La lucha por el poder es un juego muy rudo y también los la disputa por el voto, expresión civilizada de la disputa despiadada por el poder. Casi todo se vale. Ahora el proyecto político en el poder, el de Andrés Manuel López Obrador aspira a la continuidad por la vía de su candidata, Claudia Sheinbaum, pero no sólo se trata de persistir, también de cambiar las reglas del juego con el propósito de acabar con la competencia y los contrapesos, al complicar la futura alternancia.
La propuesta oficialista no solo pretende mantenerse en el poder, sino una transformación que afectaría en sus fundamentos el edificio democrático. El debate de candidatos presidenciales no dejó en claro que el dilema fundamental de la elección es democracia o autoritarismo. El oficialismo, con singular maniqueísmo, invoca a un supuesto poder del pueblo frente a los corruptos del pasado y los privilegios; pero los corruptos sólo han cambiado de nombre y privilegios y privilegiados subsisten. Los más ricos de los ricos continúan en su trato preferente con el poder y en su desmedido enriquecimiento, en no pocos casos con el favor oficial. Los más de cinco años de gobierno de López Obrador dejan una perversa lección de gobernar ignorando a la pluralidad y con la pretensión de definir el destino del país a partir de la exclusión.
La oposición se ofrece y trabaja en tres planos: primero, la convencional, esto es los partidos políticos con el objetivo de ganar espacio parlamentario, posiciones de gobierno y prerrogativas. Segundo, la de la candidata presidencial, quien plantea un proyecto diferenciado de los partidos con énfasis en lo ciudadano y un programa de gobierno de coalición no tanto con los partidos, sino por la sociedad y el grupo gobernante; tercero, ese segmento de la sociedad distante de los partidos y de la política convencional preocupado por el deterioro de la democracia y de sus principios como son el poder acotado, la legalidad, la transparencia y la rendición de cuentas. Los tres planos son diferenciados y en no pocas ocasiones existe tensión o distancia, pero comparten la necesidad de contener la amenaza que representa el proyecto político a futuro del oficialismo. Para ello es fundamental el voto y la participación electoral.
La elección de 2024 no es como cualquier otra. El régimen está a la ofensiva y decidido a todo para ganar la presidencia y obtener la mayoría parlamentaria que le permitiría imponer su proyecto al país a contrapelo de su pluralidad y a la desconcentración del poder. No es una contienda justa, el oficialismo con el presidente López Obrador a la cabeza se sirve en exceso para privilegiar indebida e ilegalmente la causa propia.

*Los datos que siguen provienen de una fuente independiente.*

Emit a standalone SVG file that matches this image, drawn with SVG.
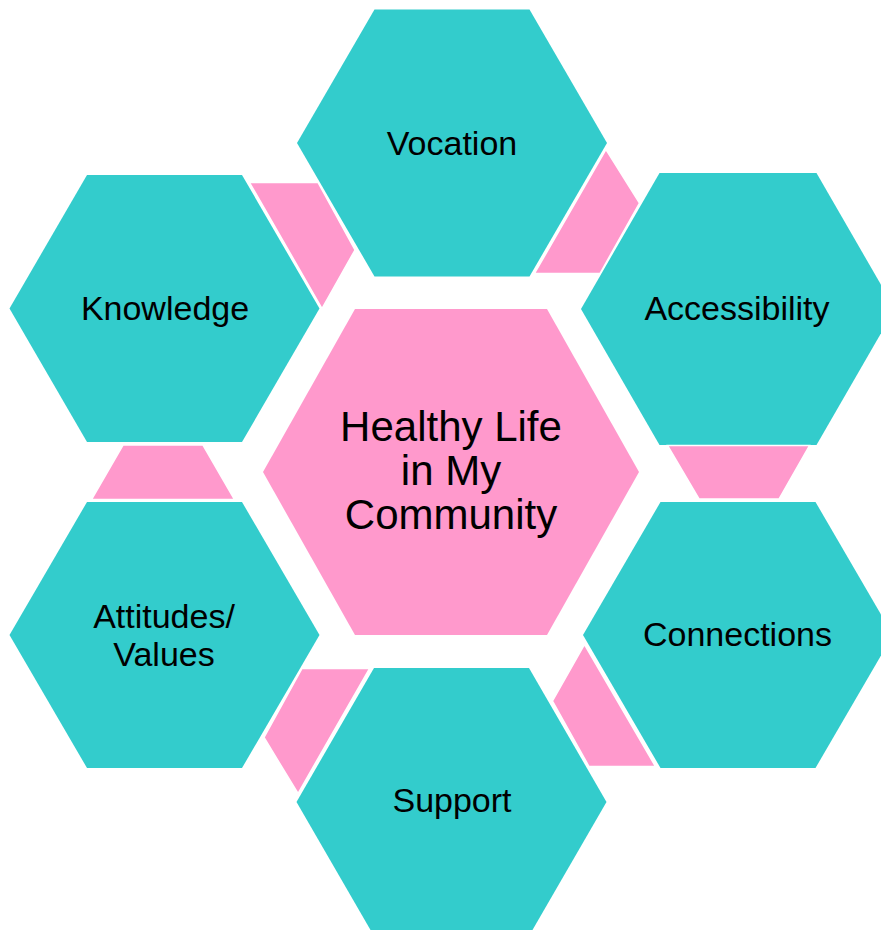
<svg xmlns="http://www.w3.org/2000/svg" width="881" height="930" viewBox="0 0 881 930">
<style>
.teal{fill:#33CCCC;}
.pink{fill:#FF99CC;}
.conn{fill:#FF99CC;stroke:#FFFFFF;stroke-width:1.5;stroke-linejoin:miter;}
.lbl{font-family:"Liberation Sans",Arial,sans-serif;font-size:34px;fill:#000000;text-anchor:middle;}
.big{font-family:"Liberation Sans",Arial,sans-serif;font-size:42px;fill:#000000;text-anchor:middle;}
</style>
<rect x="0" y="0" width="881" height="930" fill="#FFFFFF"/>
<g id="node-vocation">
<polygon class="teal" points="297,143 374.5,9.5 529.5,9.5 607,143 529.5,276.5 374.5,276.5"/>
<text class="lbl" x="452" y="155">Vocation</text>
</g>
<g id="node-knowledge">
<polygon class="teal" points="9.5,308.5 87,175 242,175 319.5,308.5 242,442 87,442"/>
<text class="lbl" x="165" y="320">Knowledge</text>
</g>
<g id="node-accessibility">
<polygon class="teal" points="581,309 659.5,173 816.5,173 895,309 816.5,445 659.5,445"/>
<text class="lbl" x="737" y="320">Accessibility</text>
</g>
<g id="node-connections">
<polygon class="teal" points="583,635 660.5,502 815.5,502 893,635 815.5,768 660.5,768"/>
<text class="lbl" x="737.5" y="646">Connections</text>
</g>
<g id="node-attitudes">
<polygon class="teal" points="9.5,635 87,502 242,502 319.5,635 242,768 87,768"/>
<text class="lbl" x="164" y="628">Attitudes/</text>
<text class="lbl" x="164" y="666">Values</text>
</g>
<g id="node-support">
<polygon class="teal" points="296.5,802 374,668 529,668 606.5,802 529,936 374,936"/>
<text class="lbl" x="452" y="812">Support</text>
</g>
<g id="node-center">
<polygon class="pink" points="263,472 355,309 547,309 639,472 547,635 355,635"/>
<text class="big" x="451" y="441">Healthy Life</text>
<text class="big" x="451" y="485">in My</text>
<text class="big" x="451" y="529">Community</text>
</g>
<g id="connectors">
<polygon class="conn" points="249.5,182.5 318,182.5 355,250 322,308.5"/>
<polygon class="conn" points="606,149.5 639.5,203 600,273.5 534.5,273.5"/>
<polygon class="conn" points="667.5,445.5 809.5,445.5 779,499 699,499"/>
<polygon class="conn" points="584.5,644.5 655.5,766.5 589,766.5 552.5,701"/>
<polygon class="conn" points="369.5,668.5 298,793.5 264,737.5 302,668.5"/>
<polygon class="conn" points="91.5,499.5 234.5,499.5 203,445 123,445"/>
</g>
</svg>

En la oposición hay confusión que, en buena parte, se explica por su diversidad, pero la parte fundamental está en lo ciudadano, esto es, la capacidad de la sociedad para movilizarse y hacer de su energía un voto en defensa de la democracia. Los partidos están disminuidos y sus dirigentes desprestigiados. Sin embargo, en el ámbito ciudadano se despliega un potencial importante, muy superior al que revelan los estudios convencionales de intención del voto. En la defensa de la democracia no debe obviarse que su defensa formal corre a cuenta de los partidos, fundamentalmente.
La candidata presidencial Xóchitl Gálvez ha tenido que sortear dificultades nada desdeñables; la mayor, derivada de la inequidad de la contienda. El oficialismo cierra filas en torno al presidente y su candidata; no ocurre igual en el frente opositor. La campaña presidencial entraña exigencias que no se advierten a primera vista; es un curso de aprendizaje complicado por la rapidez con que transita el proceso electoral. Las semanas por delante son cruciales; su proselitismo requiere disciplina y de un mensaje claro que se perfile hacia los electores indecisos.
Lo más intenso es lo que viene. Es una guerra sin concesiones ante un árbitro pusilánime y una justicia electoral incierta. El presagio del conflicto electoral se hace presente por el entorno de inequidad debido a la intervención recurrente del presidente de la República y el ostensible empleo de recursos públicos financieros y humanos con propósitos electorales. Por si no fuera poco, están las consecuencias de la política de seguridad pública que ha dejado expuestas a amplias zonas del país al flagelo del crimen organizado. No hay fuerza pública suficiente para garantizar a candidatos y ciudadanos el ejercicio de sus derechos políticos.